Wednesday, February 25, 2009

my, what large eyes you have

i've been feeling really crappy the past week. not "i'm sick and need to rest" crappy, but "i wonder if i should go to the hospital" crappy. i won't tell you the gory details, but suffice it to say my digestive tract has been jacked. clem seems to be involved somehow, and i've been feeling a lot of discomfort. however, last night i had only chicken broth and a probiotic Yakult for dinner (despite serious cravings for a hamburger), and now i'm feeling a LOT better. i'm hopeful it will last. so on a health-high, i'm going to write some more.
i have a wide melodramatic streak which i have mostly overcome, but when i feel vulnerable, especially health-wise, it reasserts itself as my hypochondria shoots into overdrive. welcome to my life the past year. last night, as i prayed for my guts to get a grip, i started imagining simple things i wanted to experience again before i die. you know those old-fashioned knobbly bedspreads from like the 40s? i kept thinking, "i wish i could wrap myself up in one at some nice old lady's house." weird! i think it has more to do with wanting to be comforted and taken care of than anything, but it's still pretty random.
when i was around 15, we went on little family vacation to arizona. we decided to stay at a bed and breakfast. my memories of the whole experience are time-worn, but i do remember our hostess, june, had a pretty literal interpretation of "bed and breakfast." it wasn't private and luxurious, there was no separation from her own living space and ours, it was just a couple of rooms in her house. it was like intruding on someone else's grandma. i slept in her grown daughter's room with all of her stuff staring at me; it was incredibly awkward. mom and i had whispered exclamations of dismay and hilarity as we joked about june-bug. the next morning at breakfast, she had cut the only orange off her cornered orange tree. we would have gladly done without the sacrifice, as the orange was tart and thick-skinned. after breakfast we evacuated as soon as possible, grimacing comically to each other. anyway, i think she had one of those knobbly quilts on my bed. even though the experience was awkward, it's a good memory.
the other thing i thought of was wanting to smell wood chips again. talk about random!

so here's the real story; recently i endeavored to get some new contact lenses. this is always a long, emotionally painful process because my eyes are apparently incredibly difficult to please. then of course, i know none of the technical japanese, so i had to drag someone along with me every time i went. talk about trouble! the first and second pairs were way off. as is always the case, i could see the technicians' faces fall when they spotted me in the waiting room. as if i WANT to come back and bother them that many times. i suggested to the doctor (this is my experience with my own eyes speaking) that slightly larger lenses usually hold my strong prescription better. as this filtered through my translator, the response was "we'll have to customize them, since we japanese have smaller eyeballs." ha! i wasn't saying my eyes were bigger, i was saying the lens is stronger. it seemed a ludicrous statement, but he agreed to try, and the next pair was much closer. at long last, we arrived at pair that seemed decent enough, so me and my giant foreign eyeballs walked happily out the door.

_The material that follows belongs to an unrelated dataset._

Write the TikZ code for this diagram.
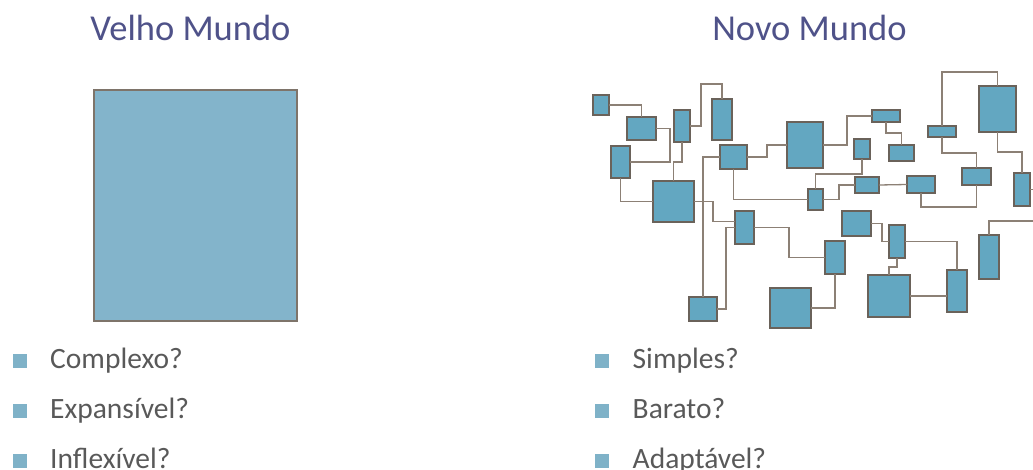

  1. ha ha ha .... I love you Lauren... oh what I wouldn't give to be back just for a day in that sculpture house with my friend surrounded by wood chips :)

  2. riding hood, this is a fabulously told tale. thanks for sharing. hi- larious. i HATE those bedspreads. what is your body chemistry thinking? when you're very ill the strangest things comfort you. and the eyeballs. wow. kudos for not laughing at the technician.

  3. i feel the same way lindsay! i would love to be able to go back to that wonderful time and company.
    thanks rox! yeah, the strangest things do comfort me.
    thanks for reading, girls.

  4. I have one of those old-fashioned knobbly bedspreads in America. I think they're called chenille, right? I love them so much that I bought a vintage one off of ebay. Now I wish I had it with me here in Japan!
    I hope those big, American eyeballs of yours, and your persnickety digestive tract are feeling like new very, very soon.

  5. i hope so too. i ate solid food today, good times.